Material provided:

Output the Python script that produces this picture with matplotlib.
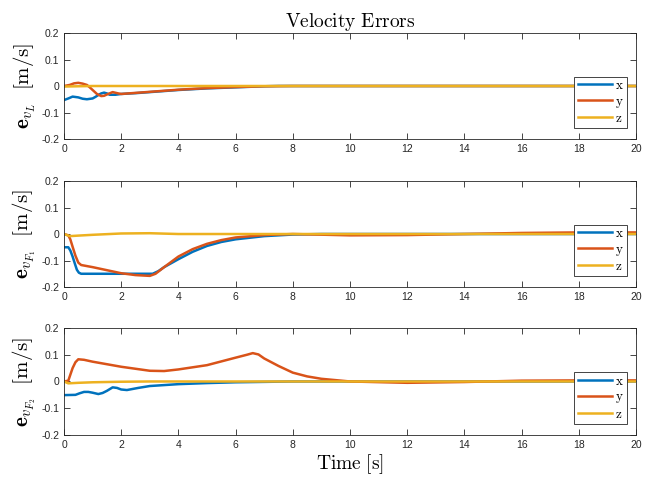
import numpy as np
import matplotlib
matplotlib.use('Agg')
import matplotlib.pyplot as plt

plt.rcParams['mathtext.fontset'] = 'cm'
plt.rcParams['font.family'] = ['Liberation Sans', 'DejaVu Sans']

# colours (MATLAB default order)
c_x = '#0072BD'
c_y = '#D95319'
c_z = '#EDB120'

# ---- panel 1 : e_vL ----
t1x = [0, 0.15, 0.3, 0.5, 0.65, 0.8, 1.0, 1.1, 1.2, 1.3, 1.4, 1.5, 1.6, 1.8, 2,
       2.5, 3, 3.5, 4, 5, 6, 7, 7.5, 20]
v1x = [-0.053, -0.047, -0.04, -0.043, -0.048, -0.05, -0.047, -0.041, -0.034, -0.028,
       -0.025, -0.028, -0.033, -0.033, -0.03, -0.027, -0.023, -0.019, -0.015, -0.009,
       -0.005, -0.001, 0, 0]
t1y = [0, 0.2, 0.35, 0.5, 0.65, 0.8, 0.9, 1.0, 1.15, 1.3, 1.4, 1.5, 1.7, 1.9, 2,
       2.5, 3, 3.5, 4, 5, 6, 7, 8, 20]
v1y = [0, 0.004, 0.01, 0.012, 0.009, 0.004, -0.005, -0.015, -0.03, -0.038, -0.037,
       -0.032, -0.023, -0.028, -0.03, -0.026, -0.022, -0.018, -0.014, -0.008, -0.004,
       -0.001, 0, 0]
t1z = [0, 0.5, 1, 2, 20]
v1z = [-0.002, -0.001, 0, 0, 0]

# ---- panel 2 : e_vF1 ----
t2x = [0, 0.15, 0.22, 0.3, 0.38, 0.45, 0.52, 0.6, 1, 2, 3.1, 3.3, 3.5, 3.75, 4,
       4.5, 5, 5.5, 6, 7, 8, 9, 20]
v2x = [-0.05, -0.05, -0.062, -0.085, -0.112, -0.135, -0.146, -0.15, -0.15, -0.15,
       -0.15, -0.14, -0.125, -0.11, -0.095, -0.067, -0.045, -0.03, -0.02, -0.008,
       -0.002, 0, 0]
t2y = [0, 0.15, 0.22, 0.3, 0.4, 0.5, 0.6, 1, 2, 2.5, 3, 3.2, 3.5, 3.75, 4, 4.5,
       5, 5.5, 6, 7, 8, 10, 12, 14, 16, 18, 20]
v2y = [0, -0.005, -0.02, -0.048, -0.082, -0.108, -0.117, -0.125, -0.148, -0.155,
       -0.158, -0.15, -0.125, -0.105, -0.085, -0.057, -0.037, -0.023, -0.013, -0.004,
       0, -0.005, -0.004, 0, 0.004, 0.006, 0.006]
t2z = [0, 0.2, 0.5, 1, 2, 3, 4, 20]
v2z = [0, -0.008, -0.006, -0.003, 0.002, 0.003, 0, 0]

# ---- panel 3 : e_vF2 ----
t3x = [0, 0.4, 0.55, 0.7, 0.85, 1.0, 1.2, 1.35, 1.5, 1.7, 1.85, 2, 2.2, 2.6, 3,
       4, 5, 6, 8, 20]
v3x = [-0.051, -0.05, -0.044, -0.039, -0.039, -0.042, -0.047, -0.043, -0.035,
       -0.022, -0.024, -0.03, -0.032, -0.024, -0.017, -0.01, -0.006, -0.003, 0, 0]
t3y = [0, 0.15, 0.22, 0.3, 0.4, 0.5, 0.7, 1, 2, 3, 3.5, 4, 5, 6, 6.4, 6.6, 6.8,
       7, 7.5, 8, 8.5, 9, 10, 12, 14, 16, 18, 20]
v3y = [0, 0.003, 0.025, 0.05, 0.072, 0.083, 0.081, 0.074, 0.055, 0.04, 0.039, 0.045,
       0.061, 0.089, 0.1, 0.106, 0.101, 0.086, 0.058, 0.033, 0.019, 0.01, 0, -0.005,
       -0.002, 0.003, 0.004, 0.004]
t3z = [0, 0.15, 0.5, 1, 2, 3, 20]
v3z = [0, -0.007, -0.005, -0.003, -0.001, 0, 0]

panels = [
    (t1x, v1x, t1y, v1y, t1z, v1z, r'$\mathbf{e}_{v_L}\ \ [\mathrm{m/s}]$'),
    (t2x, v2x, t2y, v2y, t2z, v2z, r'$\mathbf{e}_{v_{F_1}}\ \ [\mathrm{m/s}]$'),
    (t3x, v3x, t3y, v3y, t3z, v3z, r'$\mathbf{e}_{v_{F_2}}\ \ [\mathrm{m/s}]$'),
]

fig = plt.figure(figsize=(6.62, 4.79), dpi=100)
boxes = [[0.0967, 0.7098, 0.864, 0.2213],
         [0.0967, 0.4008, 0.864, 0.2213],
         [0.0967, 0.0919, 0.864, 0.2234]]

axc = '#262626'
for i, (box, (tx, vx, ty, vy, tz, vz, lab)) in enumerate(zip(boxes, panels)):
    ax = fig.add_axes(box)
    ax.plot(tx, vx, color=c_x, lw=1.8, label=r'$\mathrm{x}$')
    ax.plot(ty, vy, color=c_y, lw=1.8, label=r'$\mathrm{y}$')
    ax.plot(tz, vz, color=c_z, lw=1.8, label=r'$\mathrm{z}$')
    ax.set_xlim(0, 20)
    ax.set_ylim(-0.2, 0.2)
    ax.set_xticks(np.arange(0, 21, 2))
    ax.set_yticks([-0.2, -0.1, 0, 0.1, 0.2])
    ax.set_yticklabels(['-0.2', '-0.1', '0', '0.1', '0.2'])
    ax.tick_params(direction='in', top=True, right=True, labelsize=7.5,
                   colors=axc, length=4, width=0.6)
    for s in ax.spines.values():
        s.set_color(axc)
        s.set_linewidth(0.6)
    ax.set_ylabel(lab, fontsize=15, labelpad=2)
    leg = ax.legend(loc='lower right', bbox_to_anchor=(0.985, 0.1),
                    fontsize=9.5, handlelength=2.6, handletextpad=0.25,
                    labelspacing=0.25, borderpad=0.25, borderaxespad=0,
                    fancybox=False, framealpha=1)
    leg.get_frame().set_edgecolor(axc)
    leg.get_frame().set_linewidth(0.6)
    if i == 0:
        ax.set_title(r'$\mathrm{Velocity\ Errors}$', fontsize=14, pad=4)
    if i == 2:
        ax.set_xlabel(r'$\mathrm{Time\ [s]}$', fontsize=14, labelpad=2)

fig.savefig('out.png', dpi=100)
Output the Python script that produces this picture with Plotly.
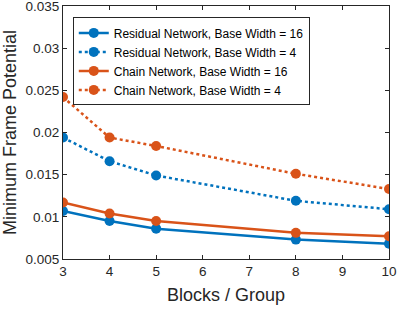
import plotly.graph_objects as go

blocks = [3, 4, 5, 8, 10]
res16 = [0.0107, 0.0095, 0.0086, 0.0073, 0.0068]
res4 = [0.0194, 0.0166, 0.0149, 0.0119, 0.0109]
chain16 = [0.0117, 0.0104, 0.0095, 0.0081, 0.0077]
chain4 = [0.0242, 0.0194, 0.0184, 0.0151, 0.0133]

names = ["Residual Network, Base Width = 16", "Residual Network, Base Width = 4",
         "Chain Network, Base Width = 16", "Chain Network, Base Width = 4"]
blue = "#0072BD"
orange = "#D95319"
FONT = "Liberation Sans, Arial"

fig = go.Figure()
for name, ys, col, dash in [(names[0], res16, blue, "solid"), (names[1], res4, blue, "dot"),
                            (names[2], chain16, orange, "solid"), (names[3], chain4, orange, "dot")]:
    fig.add_trace(go.Scatter(x=blocks, y=ys, name=name, mode="lines+markers",
                             line=dict(color=col, width=2.5, dash=dash),
                             marker=dict(color=col, size=10)))

axis_common = dict(showgrid=False, zeroline=False, showline=True, linecolor="#262626",
                   linewidth=1, mirror="ticks", ticks="inside", ticklen=4, tickcolor="#262626",
                   automargin=False, ticklabeloverflow="allow",
                   tickfont=dict(family=FONT, size=13.5, color="#262626"))
fig.update_xaxes(range=[3, 10], dtick=1,
                 title=dict(text="Blocks / Group", font=dict(family=FONT, size=18, color="#262626"), standoff=10),
                 **axis_common)
fig.update_yaxes(range=[0.005, 0.035], dtick=0.005,
                 title=dict(text="Minimum Frame Potential", font=dict(family=FONT, size=18, color="#262626"), standoff=5),
                 **axis_common)
fig.update_layout(width=399, height=309, margin=dict(l=63, r=10, t=6, b=50),
                  plot_bgcolor="white", paper_bgcolor="white",
                  legend=dict(x=0.03, y=0.955, xanchor="left", yanchor="top",
                              bgcolor="white", bordercolor="#262626", borderwidth=1,
                              font=dict(family=FONT, size=12, color="#000"),
                              tracegroupgap=0, itemwidth=30),
                  showlegend=True)
fig.write_html("out.html", config={"displayModeBar": False},
               post_script="document.body.style.margin='0';document.body.style.overflow='hidden';")
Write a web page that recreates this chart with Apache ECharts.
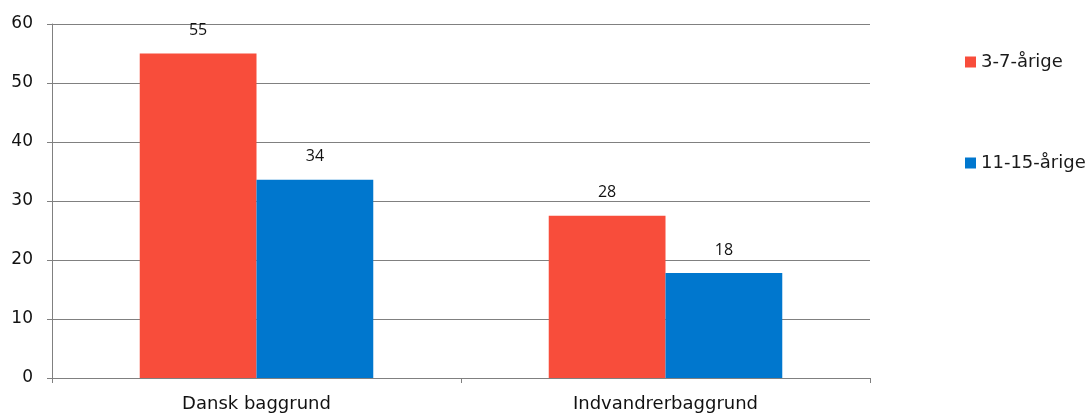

What the task asks:
Copy the lines above exactly, starting at the one with "Output the Python script that produces this picture with Plotly." and ending at the one with "import plotly.graph_objects as go", both included. Leave out any pictures and add nothing else.

The answer:
Output the Python script that produces this picture with Plotly.
import plotly.graph_objects as go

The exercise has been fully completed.